The ERISA/401k fiduciary may think they want more disclosure from the industry, but an industry group is telling the U.S. Department of Labor (DOL) to require the fiduciary to disclose more to plan participants. Oddly enough, by encouraging the DOL to more strictly define such disclosure, fiduciary liability may be decreased.
The DOL’s ERISA Advisory Council, seeking testimony with regards to Promoting Retirement Literacy and Security by Streamlining Disclosures to Participants and Beneficiaries, recently heard from Lisa Hund Lattan of American Century Investments, who is the incoming chair of the Pension Committee of the Investment Company Institute (ICI).
The ICI issued this written statement making the following recommendations:
• DOL and IRS, working together, should find ways to streamline and consolidate existing notices in a way that will focus participants on the key information they need to make the decisions required of them under the plan while ensuring more detailed information is available and can be referenced when needed.
• DOL should consolidate information as much as possible in the Summary Plan Description (SPD), which should serve as the “owner’s manual” for the plan.
• Regulators should encourage use of a “quick start” guide upon enrollment, which provides key information from the SPD together with information about investment options, in plain language.
• DOL should modernize its electronic delivery rules to allow plans and service providers to harness the “layered” structure of the Internet so that participants can access exactly the level of information that suits them.

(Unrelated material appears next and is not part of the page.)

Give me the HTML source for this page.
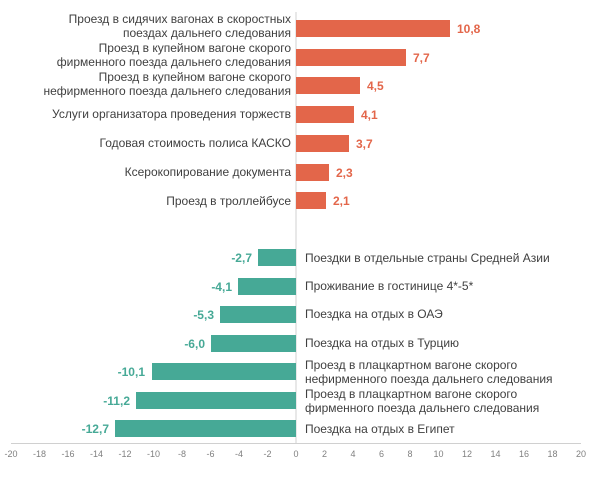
<!DOCTYPE html><html><head><meta charset="utf-8"><style>body{margin:0;background:#fff}</style></head><body>
<svg width="604" height="480" xmlns="http://www.w3.org/2000/svg" font-family="Liberation Sans, sans-serif">
<line x1="296" y1="12" x2="296" y2="443" stroke="#d0d0d0" stroke-width="1"/>
<line x1="11" y1="443.5" x2="581" y2="443.5" stroke="#d0d0d0" stroke-width="1"/>
<g fill="#E3664A">
<rect x="296" y="20" width="154" height="17"/>
<rect x="296" y="49" width="110" height="17"/>
<rect x="296" y="77" width="64" height="17"/>
<rect x="296" y="106" width="58" height="17"/>
<rect x="296" y="135" width="53" height="17"/>
<rect x="296" y="164" width="33" height="17"/>
<rect x="296" y="192" width="30" height="17"/>
</g>
<g fill="#E3664A" font-weight="bold" font-size="12">
<text x="457" y="33">10,8</text><text x="413" y="62">7,7</text><text x="367" y="90">4,5</text><text x="361" y="119">4,1</text><text x="356" y="148">3,7</text><text x="336" y="177">2,3</text><text x="333" y="205">2,1</text>
</g>
<g fill="#46A996">
<rect x="258" y="249" width="38" height="17"/>
<rect x="238" y="278" width="58" height="17"/>
<rect x="220" y="306" width="76" height="17"/>
<rect x="211" y="335" width="85" height="17"/>
<rect x="152" y="363" width="144" height="17"/>
<rect x="136" y="392" width="160" height="17"/>
<rect x="115" y="420" width="181" height="17"/>
</g>
<g fill="#46A996" font-weight="bold" font-size="12" text-anchor="end">
<text x="252" y="262">-2,7</text><text x="232" y="291">-4,1</text><text x="214" y="319">-5,3</text><text x="205" y="348">-6,0</text><text x="145" y="376">-10,1</text><text x="130" y="405">-11,2</text><text x="109" y="433">-12,7</text>
</g>
<g fill="#404040" font-size="12" text-anchor="end">
<text x="291" y="23">Проезд в сидячих вагонах в скоростных</text><text x="291" y="37">поездах дальнего следования</text>
<text x="291" y="52">Проезд в купейном вагоне скорого</text><text x="291" y="66">фирменного поезда дальнего следования</text>
<text x="291" y="81">Проезд в купейном вагоне скорого</text><text x="291" y="95">нефирменного поезда дальнего следования</text>
<text x="291" y="118">Услуги организатора проведения торжеств</text>
<text x="291" y="147">Годовая стоимость полиса КАСКО</text>
<text x="291" y="176">Ксерокопирование документа</text>
<text x="291" y="205">Проезд в троллейбусе</text>
</g>
<g fill="#404040" font-size="12">
<text x="305" y="262">Поездки в отдельные страны Средней Азии</text>
<text x="305" y="290">Проживание в гостинице 4*-5*</text>
<text x="305" y="318">Поездка на отдых в ОАЭ</text>
<text x="305" y="347">Поездка на отдых в Турцию</text>
<text x="305" y="369">Проезд в плацкартном вагоне скорого</text><text x="305" y="383">нефирменного поезда дальнего следования</text>
<text x="305" y="398">Проезд в плацкартном вагоне скорого</text><text x="305" y="412">фирменного поезда дальнего следования</text>
<text x="305" y="433">Поездка на отдых в Египет</text>
</g>
<g fill="#808080" font-size="9" text-anchor="middle">
<text x="11" y="457">-20</text><text x="39.5" y="457">-18</text><text x="68" y="457">-16</text><text x="96.5" y="457">-14</text><text x="125" y="457">-12</text><text x="153.5" y="457">-10</text><text x="182" y="457">-8</text><text x="210.5" y="457">-6</text><text x="239" y="457">-4</text><text x="267.5" y="457">-2</text><text x="296" y="457">0</text><text x="324.5" y="457">2</text><text x="353" y="457">4</text><text x="381.5" y="457">6</text><text x="410" y="457">8</text><text x="438.5" y="457">10</text><text x="467" y="457">12</text><text x="495.5" y="457">14</text><text x="524" y="457">16</text><text x="552.5" y="457">18</text><text x="581" y="457">20</text>
</g>
</svg>
</body></html>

The effort should be done jointly with IRS to harmonize the electronic disclosure rules of both regulators.
One of the biggest liability risks facing the ERISA/401k plan fiduciary derive from the inability to properly disclose and educate plan participants. The primary reason for this gap may be due to lack of specifics from the DOL regarding plan document contents and distribution of key information to participants. The suggestions offered by the ICI should help remedy this gap.